Ah ah! There’s no lack of nerve here. “But by what right!” (I can already hear that one). ( click here to get the submission/image in large size ).
I’m thus inaugurating a new pair, hoping to deliver this session with Oana Juncu. Oana and I have often had this discussion between the captain america consultant and their bulldozer approach and the fairy who whispers in their clients’ ears. We’ve wanted to lay out this reflection for a while, 2013 will, I hope, give us the opportunity.
Here’s how we present the session
title:
Choosing your agile coach / consultant well.
summary:
Initially inspired by an article by Tobias Mayer, we want to highlight the good reasons (if there are any..) for hiring your consultants or agile coaches and the journey of teams alongside the coach. The session will address the following questions What are the expectations regarding this role? What is the “healthy” posture? Why hire an agile coach / consultant? How to hire them, on what criteria? What are the boundaries and limits of this role? What is it for? How can I replace my old agile coach with a new one? My agile coach is broken, what to do? How does one become an agile coach?
Objectives and benefits of the session for participants?
Frustrations, preconceived ideas and false pretenses in working as and with an agile coach? If this has happened to you, the session proposes to offer some leads to avoid them if we’re lucky. There is no absolute truth about the posture of an agile coach, the session brings participants to untangle a series of questions: Who are these agile coaches? How does one become an agile coach? What are they for? When should they be brought in? What are the limits of their interventions?
The storytelling battle

This collaboration shouldn’t stop there (I’ll tell you more very soon within the month I hope) and will also take the form of a joint session on a topic dear to Oana’s heart: storytelling. ( click here to get the submission/image in large size ).

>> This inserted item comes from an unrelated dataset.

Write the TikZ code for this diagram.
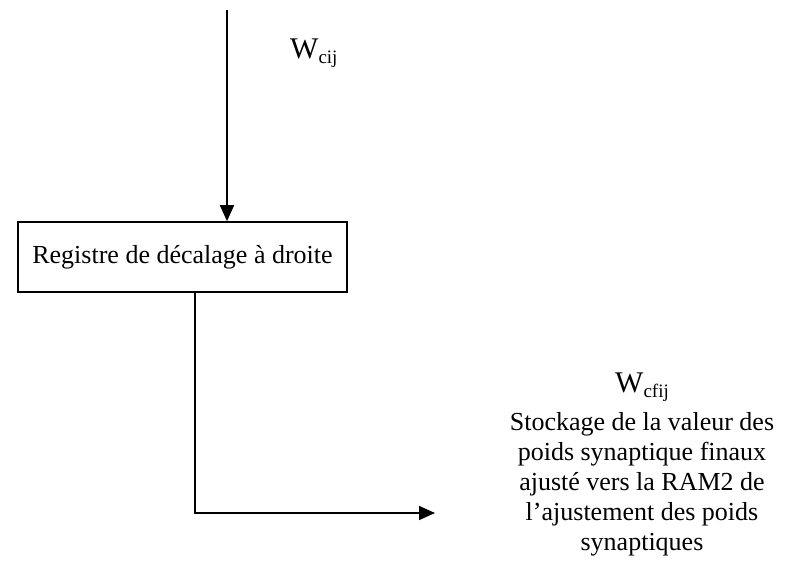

I’ll let Oana present this session:
Einstein said “If you can’t explain it simply, it means you haven’t understood it”. I like to revisit this quote and give it a more specific form: “If you can’t tell it to children, it means you haven’t understood it”.
Our brain reacts more effectively to stories than to the unfolding of factual facts. Adding interactivity to a presentation or explaining concepts via workshops helps understanding, but it’s not enough. We like to be the characters in a story, not puppets, which is (for a good cause) the case in workshop/game type activities: The facilitator knows the story, the participants discover it by playing.
This session in workshop format proposes to reveal the power of “narrative representation” to convey simply and powerfully the messages that are dear to your heart.
Finally,
The mystery of the agile room

This is the continuation of a collaboration with Antoine Vernois (who launched the initial idea), a duo joined by Jérôme Avoustin. This is neither a workshop nor a conference, but an investigation throughout your conference day.
( click to get the submission/image in large size ).
I won’t be able to participate but the first submission was launched toward Sudweb 2013!
For the participant
You are an investigator. Upon your arrival -if you wish to participate- you will obtain the first elements of the investigation.. It’s up to you, alone or in a team, to follow these leads, collect clues, follow leads and solve the investigation throughout your day: Why did Pierre leave the project? Why was the project a failure? At the end of the day, all investigators meet during a final session to unravel the threads of the intrigue and lift the veil on the “Mystery of the agile room”
For the organizer
2 or 3 facilitators depending on the case: Antoine Vernois, Jérôme Avoustin, Pablo Pernot. A few requirements: session at the end of the day to lift the veil. Distribution of leads at the beginning of the day to participants. Participants must have a little time during the day to investigate. Dissemination of clues at the event venues or elsewhere. Participation of a few “informant” organizers.